Inverters vs. central battery: what's the real difference?

Two flavors of centralized emergency power, one decision for the project.

Emergency lighting inverters produce AC on battery backup so normal-voltage fixtures can run unmodified. Central battery systems produce low-voltage DC that emergency-capable fixtures run on directly. Each has a use case.

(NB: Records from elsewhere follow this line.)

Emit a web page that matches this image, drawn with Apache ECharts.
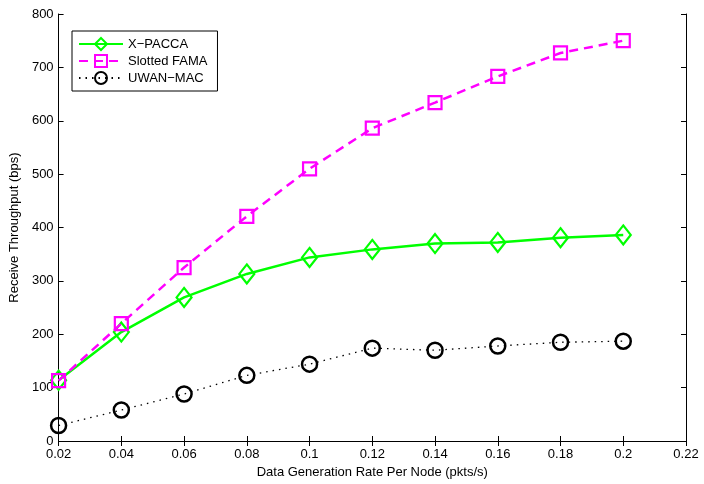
<!DOCTYPE html>
<html>
<head>
<meta charset="utf-8">
<script src="https://cdn.jsdelivr.net/npm/echarts@6/dist/echarts.min.js"></script>
<style>
  html, body { margin: 0; padding: 0; background: #fff; }
  #chart { width: 704px; height: 484px; }
</style>
</head>
<body>
<div id="chart"></div>
<script>
// Data generation rate per node (pkts/s)
const rates = [0.02, 0.04, 0.06, 0.08, 0.1, 0.12, 0.14, 0.16, 0.18, 0.2];
// Receive throughput (bps) per protocol
const xPacca = [114, 204, 269, 313, 344, 359, 370, 372, 381, 386];
const slottedFama = [113, 220, 325, 421, 510, 586, 634, 683, 727, 750];
const uwanMac = [29, 58, 88, 123, 144, 174, 170, 178, 185, 187];

const seriesNames = ['X\u2212PACCA', 'Slotted FAMA', 'UWAN\u2212MAC'];

const font = 'Liberation Sans, Arial, Helvetica, sans-serif';
const pairs = arr => rates.map((r, i) => [r, arr[i]]);

const chart = echarts.init(document.getElementById('chart'), null, { renderer: 'canvas' });

const baseAxis = {
  axisLine: { show: true, lineStyle: { color: '#000', width: 1 } },
  axisTick: { show: true, inside: true, length: 5, lineStyle: { color: '#000' } },
  splitLine: { show: false },
  axisLabel: { color: '#000', fontFamily: font, fontSize: 13 }
};

chart.setOption({
  animation: false,
  backgroundColor: '#fff',
  grid: { left: 58, right: 18, top: 14, bottom: 42 },
  legend: {
    left: 72, top: 31, orient: 'vertical',
    backgroundColor: '#fff', borderColor: '#000', borderWidth: 1, borderRadius: 0,
    padding: [6, 10, 6, 6], itemGap: 3, itemWidth: 44, itemHeight: 15,
    textStyle: { fontFamily: font, fontSize: 13, color: '#000' },
    data: seriesNames
  },
  xAxis: [
    Object.assign({}, baseAxis, {
      type: 'value', min: 0.02, max: 0.22, interval: 0.02,
      name: 'Data Generation Rate Per Node (pkts/s)', nameLocation: 'middle', nameGap: 25,
      nameTextStyle: { fontFamily: font, fontSize: 13, color: '#000' },
      axisLabel: Object.assign({}, baseAxis.axisLabel, {
        margin: 7, formatter: v => String(+v.toFixed(2))
      })
    }),
    Object.assign({}, baseAxis, {
      type: 'value', position: 'top', min: 0.02, max: 0.22, interval: 0.02,
      axisLabel: { show: false }
    })
  ],
  yAxis: [
    Object.assign({}, baseAxis, {
      type: 'value', min: 0, max: 800, interval: 100,
      name: 'Receive Throughput (bps)', nameLocation: 'middle', nameGap: 34,
      nameTextStyle: { fontFamily: font, fontSize: 13, color: '#000' },
      axisLabel: Object.assign({}, baseAxis.axisLabel, { margin: 5 })
    }),
    Object.assign({}, baseAxis, {
      type: 'value', position: 'right', min: 0, max: 800, interval: 100,
      axisLabel: { show: false }
    })
  ],
  series: [
    {
      name: seriesNames[0], type: 'line', data: pairs(xPacca),
      symbol: 'diamond', symbolSize: [15, 19], z: 3,
      lineStyle: { color: '#00ff00', width: 2.5, type: 'solid' },
      itemStyle: { color: 'rgba(0,0,0,0)', borderColor: '#00ff00', borderWidth: 2.2 }
    },
    {
      name: seriesNames[1], type: 'line', data: pairs(slottedFama),
      symbol: 'rect', symbolSize: 13, z: 4,
      lineStyle: { color: '#ff00ff', width: 2.5, type: [9, 6] },
      itemStyle: { color: 'rgba(0,0,0,0)', borderColor: '#ff00ff', borderWidth: 2.2 }
    },
    {
      name: seriesNames[2], type: 'line', data: pairs(uwanMac),
      symbol: 'circle', symbolSize: 15, z: 2,
      lineStyle: { color: '#000', width: 1.3, type: [1.5, 5] },
      itemStyle: { color: 'rgba(0,0,0,0)', borderColor: '#000', borderWidth: 2.5 }
    }
  ]
});
</script>
</body>
</html>
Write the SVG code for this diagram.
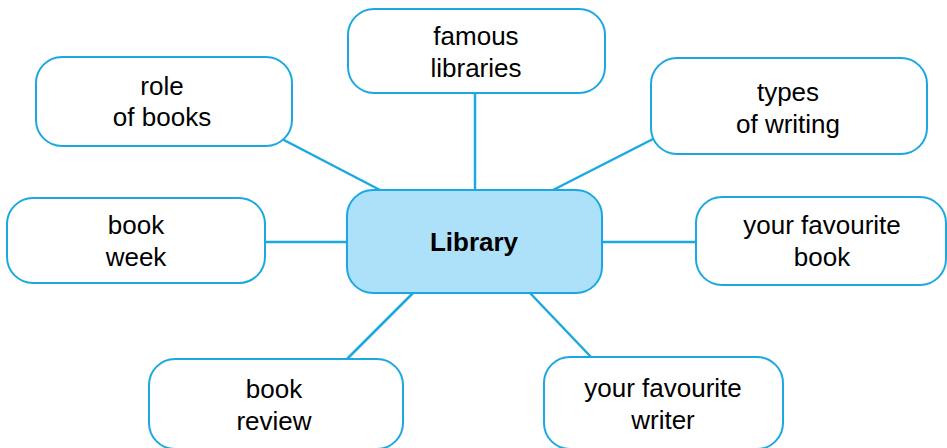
<svg xmlns="http://www.w3.org/2000/svg" width="947" height="448" viewBox="0 0 947 448">
<style>
.box{fill:#ffffff;stroke:#1ba8e2;stroke-width:2}
.center{fill:#ade1f9;stroke:#1ba8e2;stroke-width:2}
.t{font-family:"Liberation Sans",Arial,sans-serif;font-size:26px;fill:#000;text-anchor:middle}
.b{font-weight:bold}
.conn line{stroke:#1ba8e2;stroke-width:2.5}
</style>
<rect width="947" height="448" fill="#ffffff"/>
<g id="connectors" class="conn">
<line x1="475" y1="93" x2="475" y2="190"/>
<line x1="282" y1="139" x2="380" y2="190"/>
<line x1="655" y1="138" x2="553" y2="190"/>
<line x1="265" y1="242" x2="347" y2="242"/>
<line x1="602" y1="242" x2="696" y2="242"/>
<line x1="413" y1="293" x2="347" y2="359"/>
<line x1="530" y1="293" x2="591" y2="357"/>
</g>
<g id="library">
<rect class="center" x="347" y="190" width="255" height="103" rx="26"/>
<text class="t b" x="474" y="251">Library</text>
</g>
<g id="famous-libraries">
<rect class="box" x="348" y="9" width="257" height="84" rx="26"/>
<text class="t" x="476" y="45">famous</text>
<text class="t" x="476" y="77">libraries</text>
</g>
<g id="role-of-books">
<rect class="box" x="36" y="57" width="256" height="89" rx="26"/>
<text class="t" x="162" y="95">role</text>
<text class="t" x="162" y="126">of books</text>
</g>
<g id="types-of-writing">
<rect class="box" x="651" y="58" width="276" height="96" rx="26"/>
<text class="t" x="788" y="101">types</text>
<text class="t" x="788" y="133">of writing</text>
</g>
<g id="book-week">
<rect class="box" x="7" y="198" width="258" height="85" rx="26"/>
<text class="t" x="136" y="234">book</text>
<text class="t" x="136" y="266">week</text>
</g>
<g id="your-favourite-book">
<rect class="box" x="696" y="197" width="250" height="88" rx="26"/>
<text class="t" x="822" y="234">your favourite</text>
<text class="t" x="822" y="266">book</text>
</g>
<g id="book-review">
<rect class="box" x="149" y="359" width="254" height="90" rx="26"/>
<text class="t" x="274" y="398">book</text>
<text class="t" x="274" y="430">review</text>
</g>
<g id="your-favourite-writer">
<rect class="box" x="544" y="357" width="239" height="92" rx="26"/>
<text class="t" x="663" y="397">your favourite</text>
<text class="t" x="663" y="429">writer</text>
</g>
</svg>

Emergency lighting inverters

An inverter sits between the utility feed and a dedicated emergency branch circuit. When AC fails, the inverter powers the branch from its internal battery, keeping the AC voltage on for a 90-minute emergency duration. Standard AC luminaires on that branch operate normally during an outage.

Pros

  • Any standard 120/277V luminaire can be on the emergency circuit — no special fixtures needed
  • No new low-voltage DC wiring required
  • Easy to retrofit into an existing lighting design

Cons

  • Higher energy losses (AC→DC→AC round-trip)
  • Larger battery required for the same emergency runtime compared to a DC central battery
  • Inverter is a bigger single point of failure than a DC distribution panel
  • Typically no per-fixture monitoring

Central battery (Sage approach)

A central battery produces low-voltage DC (typically 24V or 48V) and distributes it to emergency-capable fixtures over low-voltage wiring. Each fixture has an internal driver or ELC module that accepts both AC (normal) and DC (emergency).

Pros

  • No inversion losses — DC fixtures on DC feed is maximally efficient
  • Smaller battery for the same runtime
  • Per-fixture addressable monitoring (Sage Live™) — know exactly which fixture failed its self-test
  • Battery lasts longer because it's cycled less often
  • Cleaner fault isolation — one fixture failure doesn't affect others

Cons

  • Emergency-capable fixtures (or ELC modules) are required throughout
  • New low-voltage wiring needs to be included in the design
  • Slightly higher upfront infrastructure planning

Sage's stance

Central battery is Sage's anchor architecture. For projects bigger than a small retrofit, DC central battery is more efficient, more reliable long-term, and enables the monitoring and per-fixture visibility that specifiers increasingly require. Sage's Keystone, Volta, and Olympus are the DC central battery backbone; inverters are a competitor approach and not part of the Sage line.